• Exercise requirements
Reproduce all the lines below exactly and omit the images.

• Raw data
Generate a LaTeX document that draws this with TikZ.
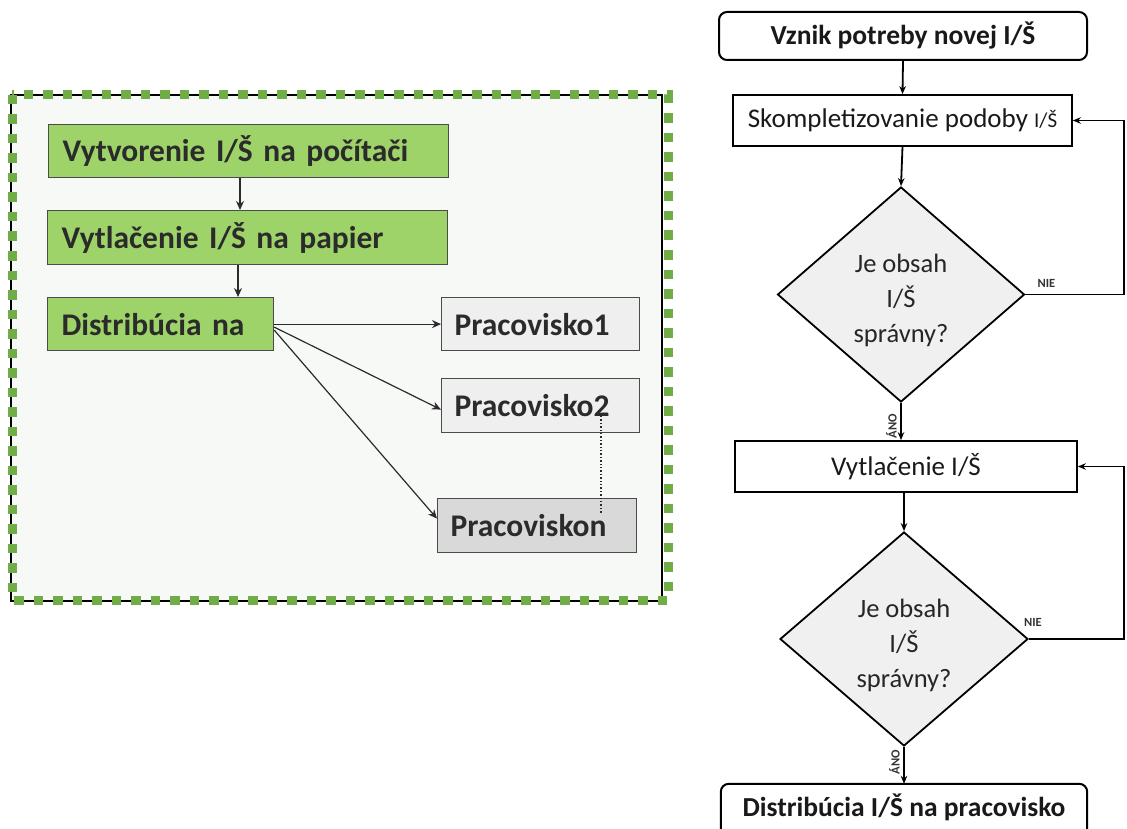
\documentclass[tikz,border=0pt]{standalone}
\usepackage{fontspec}
\setmainfont{Carlito}
\usetikzlibrary{shapes.geometric,arrows.meta,calc}

\definecolor{panelbg}{HTML}{F7F9F7}
\definecolor{leafgreen}{HTML}{9ED36A}
\definecolor{framegreen}{HTML}{70AD47}
\definecolor{inkgray}{HTML}{2B2B2B}
\definecolor{lightbox}{HTML}{EFEFEF}
\definecolor{darkbox}{HTML}{D9D9D9}
\definecolor{diafill}{HTML}{F0F0F0}

\tikzset{
  leftbox/.style={draw=inkgray!85, line width=1.2pt, text=inkgray,
    font=\fontsize{31.5}{36}\selectfont\bfseries, anchor=north west,
    inner xsep=14pt, inner ysep=0pt, align=left},
  greenbox/.style={leftbox, fill=leafgreen},
  workbox/.style={leftbox, fill=lightbox, inner xsep=13pt},
  lastbox/.style={leftbox, fill=darkbox, inner xsep=13pt},
  leftarrow/.style={draw=inkgray, line width=1.2pt, -{Stealth[length=9pt,width=8pt]}},
  flowbox/.style={draw=black, line width=1.7pt, text=black!90, inner sep=0pt,
    font=\fontsize{27}{32}\selectfont},
  termbox/.style={flowbox, rounded corners=8pt, line width=2pt,
    font=\fontsize{27.5}{32}\selectfont\bfseries},
  decision/.style={diamond, draw=black, line width=1.8pt, fill=diafill, inner sep=0pt},
  question/.style={align=center, text=black!85, inner sep=0pt,
    font=\fontsize{26.5}{35}\selectfont},
  flowarrow/.style={draw=black, line width=1.8pt, -{Stealth[length=8pt,width=6.5pt]}},
  looparrow/.style={draw=black, line width=1.7pt, -{Stealth[length=8pt,width=6.5pt]}},
  branch/.style={font=\fontsize{12.5}{13}\selectfont\bfseries, text=black!80, inner sep=0pt},
}

\begin{document}
\begin{tikzpicture}[x=1pt,y=-1pt]
\useasboundingbox (0,0) rectangle (1127,829);
\clip (0,0) rectangle (1127,829);

% ---- left panel: the paper workflow
\fill[panelbg] (11,95) rectangle (662,601);
\draw[black, line width=1.2pt] (11,95) rectangle (662,601);
\draw[framegreen, line width=9pt, dash pattern=on 9.5pt off 10pt] (12,95) rectangle (668,600);

\node[greenbox, minimum width=400pt, minimum height=53pt, text width=372pt]
  (create) at (48,124) {Vytvorenie I/Š na počítači};
\node[greenbox, minimum width=400pt, minimum height=54pt, text width=372pt]
  (print) at (47,210) {Vytlačenie I/Š na papier};
\node[greenbox, minimum width=226pt, minimum height=53pt, text width=198pt]
  (spread) at (47,297) {Distribúcia na};

\node[workbox, minimum width=198pt, minimum height=53pt, text width=172pt]
  (site1) at (441,297) {Pracovisko1};
\node[workbox, minimum width=198pt, minimum height=54pt, text width=172pt]
  (site2) at (441,378) {Pracovisko2};
\node[lastbox, minimum width=199pt, minimum height=54pt, text width=173pt]
  (siten) at (437,498) {Pracoviskon};

\draw[leftarrow] (create.south -| 240,0) -- (print.north -| 240,0);
\draw[leftarrow] (print.south -| 238,0) -- (spread.north -| 238,0);
\draw[leftarrow] (spread.east) -- (site1.west);
\draw[leftarrow] ([yshift=-3pt]spread.east) -- ([yshift=-4pt]site2.west);
\draw[leftarrow] ([yshift=-6pt]spread.east) -- ([yshift=7pt]siten.west);
\coordinate (dotA) at ([yshift=-38pt]site2.north -| 601,0);
\coordinate (dotB) at ([yshift=-16pt]siten.north -| 601,0);
\draw[inkgray, line width=1.4pt, dotted] (dotA) -- (dotB);

% ---- right: decision flowchart
\node[termbox, minimum width=368pt, minimum height=48pt] (start) at (903,36)
  {Vznik potreby novej I/Š};
\node[flowbox, minimum width=339pt, minimum height=51pt] (compose) at (902.5,120.5)
  {Skompletizovanie podoby {\fontsize{21}{24}\selectfont I/Š}};
\node[decision, minimum width=247pt, minimum height=215pt] (check1) at (901,294.5) {};
\node[question] (ask1) at ([yshift=-6pt]check1.center) {Je obsah\\I/Š\\správny?};
\node[flowbox, minimum width=342pt, minimum height=51pt] (printit) at (906,466.5)
  {Vytlačenie I/Š};
\node[decision, minimum width=248pt, minimum height=214pt] (check2) at (904,639) {};
\node[question] (ask2) at ([yshift=-6pt]check2.center) {Je obsah\\I/Š\\správny?};
\node[inner sep=0pt, minimum width=366pt, minimum height=46pt,
  font=\fontsize{27.5}{32}\selectfont\bfseries, text=black!90] (deliver) at (904,807)
  {Distribúcia I/Š na pracovisko};
\draw[black, line width=2pt, rounded corners=8pt]
  ([yshift=-10pt]deliver.south west) -- (deliver.north west) -- (deliver.north east)
  -- ([yshift=-10pt]deliver.south east);

\coordinate (rail) at (1124,0);

\draw[flowarrow] (start.south) -- (compose.north);
\draw[flowarrow] (compose.south) -- (check1.north);
\draw[flowarrow] (check1.south) -- (check1.south |- printit.north);
\draw[flowarrow] (check2.north |- printit.south) -- (check2.north);
\draw[flowarrow] (check2.south) -- (check2.south |- deliver.north);

\draw[looparrow] (check1.east) -- (check1.east -| rail) |- (compose.east);
\draw[looparrow] (check2.east) -- (check2.east -| rail) |- (printit.east);

\node[branch, anchor=south west] (no1) at ([xshift=12pt,yshift=7pt]check1.east) {NIE};
\node[branch, anchor=south west] (no2) at ([xshift=-5pt,yshift=12pt]check2.east) {NIE};
\node[branch, rotate=90, anchor=south] (yes1) at ([xshift=-4pt,yshift=-23pt]check1.south) {ÁNO};
\node[branch, rotate=90, anchor=south] (yes2) at ([xshift=-4pt,yshift=-15pt]check2.south) {ÁNO};
\end{tikzpicture}
\end{document}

• The completed task
Generate a LaTeX document that draws this with TikZ.
\documentclass[tikz,border=0pt]{standalone}
\usepackage{fontspec}
\setmainfont{Carlito}
\usetikzlibrary{shapes.geometric,arrows.meta,calc}

\definecolor{panelbg}{HTML}{F7F9F7}
\definecolor{leafgreen}{HTML}{9ED36A}
\definecolor{framegreen}{HTML}{70AD47}
\definecolor{inkgray}{HTML}{2B2B2B}
\definecolor{lightbox}{HTML}{EFEFEF}
\definecolor{darkbox}{HTML}{D9D9D9}
\definecolor{diafill}{HTML}{F0F0F0}

\tikzset{
  leftbox/.style={draw=inkgray!85, line width=1.2pt, text=inkgray,
    font=\fontsize{31.5}{36}\selectfont\bfseries, anchor=north west,
    inner xsep=14pt, inner ysep=0pt, align=left},
  greenbox/.style={leftbox, fill=leafgreen},
  workbox/.style={leftbox, fill=lightbox, inner xsep=13pt},
  lastbox/.style={leftbox, fill=darkbox, inner xsep=13pt},
  leftarrow/.style={draw=inkgray, line width=1.2pt, -{Stealth[length=9pt,width=8pt]}},
  flowbox/.style={draw=black, line width=1.7pt, text=black!90, inner sep=0pt,
    font=\fontsize{27}{32}\selectfont},
  termbox/.style={flowbox, rounded corners=8pt, line width=2pt,
    font=\fontsize{27.5}{32}\selectfont\bfseries},
  decision/.style={diamond, draw=black, line width=1.8pt, fill=diafill, inner sep=0pt},
  question/.style={align=center, text=black!85, inner sep=0pt,
    font=\fontsize{26.5}{35}\selectfont},
  flowarrow/.style={draw=black, line width=1.8pt, -{Stealth[length=8pt,width=6.5pt]}},
  looparrow/.style={draw=black, line width=1.7pt, -{Stealth[length=8pt,width=6.5pt]}},
  branch/.style={font=\fontsize{12.5}{13}\selectfont\bfseries, text=black!80, inner sep=0pt},
}

\begin{document}
\begin{tikzpicture}[x=1pt,y=-1pt]
\useasboundingbox (0,0) rectangle (1127,829);
\clip (0,0) rectangle (1127,829);

% ---- left panel: the paper workflow
\fill[panelbg] (11,95) rectangle (662,601);
\draw[black, line width=1.2pt] (11,95) rectangle (662,601);
\draw[framegreen, line width=9pt, dash pattern=on 9.5pt off 10pt] (12,95) rectangle (668,600);

\node[greenbox, minimum width=400pt, minimum height=53pt, text width=372pt]
  (create) at (48,124) {Vytvorenie I/Š na počítači};
\node[greenbox, minimum width=400pt, minimum height=54pt, text width=372pt]
  (print) at (47,210) {Vytlačenie I/Š na papier};
\node[greenbox, minimum width=226pt, minimum height=53pt, text width=198pt]
  (spread) at (47,297) {Distribúcia na};

\node[workbox, minimum width=198pt, minimum height=53pt, text width=172pt]
  (site1) at (441,297) {Pracovisko1};
\node[workbox, minimum width=198pt, minimum height=54pt, text width=172pt]
  (site2) at (441,378) {Pracovisko2};
\node[lastbox, minimum width=199pt, minimum height=54pt, text width=173pt]
  (siten) at (437,498) {Pracoviskon};

\draw[leftarrow] (create.south -| 240,0) -- (print.north -| 240,0);
\draw[leftarrow] (print.south -| 238,0) -- (spread.north -| 238,0);
\draw[leftarrow] (spread.east) -- (site1.west);
\draw[leftarrow] ([yshift=-3pt]spread.east) -- ([yshift=-4pt]site2.west);
\draw[leftarrow] ([yshift=-6pt]spread.east) -- ([yshift=7pt]siten.west);
\coordinate (dotA) at ([yshift=-38pt]site2.north -| 601,0);
\coordinate (dotB) at ([yshift=-16pt]siten.north -| 601,0);
\draw[inkgray, line width=1.4pt, dotted] (dotA) -- (dotB);

% ---- right: decision flowchart
\node[termbox, minimum width=368pt, minimum height=48pt] (start) at (903,36)
  {Vznik potreby novej I/Š};
\node[flowbox, minimum width=339pt, minimum height=51pt] (compose) at (902.5,120.5)
  {Skompletizovanie podoby {\fontsize{21}{24}\selectfont I/Š}};
\node[decision, minimum width=247pt, minimum height=215pt] (check1) at (901,294.5) {};
\node[question] (ask1) at ([yshift=-6pt]check1.center) {Je obsah\\I/Š\\správny?};
\node[flowbox, minimum width=342pt, minimum height=51pt] (printit) at (906,466.5)
  {Vytlačenie I/Š};
\node[decision, minimum width=248pt, minimum height=214pt] (check2) at (904,639) {};
\node[question] (ask2) at ([yshift=-6pt]check2.center) {Je obsah\\I/Š\\správny?};
\node[inner sep=0pt, minimum width=366pt, minimum height=46pt,
  font=\fontsize{27.5}{32}\selectfont\bfseries, text=black!90] (deliver) at (904,807)
  {Distribúcia I/Š na pracovisko};
\draw[black, line width=2pt, rounded corners=8pt]
  ([yshift=-10pt]deliver.south west) -- (deliver.north west) -- (deliver.north east)
  -- ([yshift=-10pt]deliver.south east);

\coordinate (rail) at (1124,0);

\draw[flowarrow] (start.south) -- (compose.north);
\draw[flowarrow] (compose.south) -- (check1.north);
\draw[flowarrow] (check1.south) -- (check1.south |- printit.north);
\draw[flowarrow] (check2.north |- printit.south) -- (check2.north);
\draw[flowarrow] (check2.south) -- (check2.south |- deliver.north);

\draw[looparrow] (check1.east) -- (check1.east -| rail) |- (compose.east);
\draw[looparrow] (check2.east) -- (check2.east -| rail) |- (printit.east);

\node[branch, anchor=south west] (no1) at ([xshift=12pt,yshift=7pt]check1.east) {NIE};
\node[branch, anchor=south west] (no2) at ([xshift=-5pt,yshift=12pt]check2.east) {NIE};
\node[branch, rotate=90, anchor=south] (yes1) at ([xshift=-4pt,yshift=-23pt]check1.south) {ÁNO};
\node[branch, rotate=90, anchor=south] (yes2) at ([xshift=-4pt,yshift=-15pt]check2.south) {ÁNO};
\end{tikzpicture}
\end{document}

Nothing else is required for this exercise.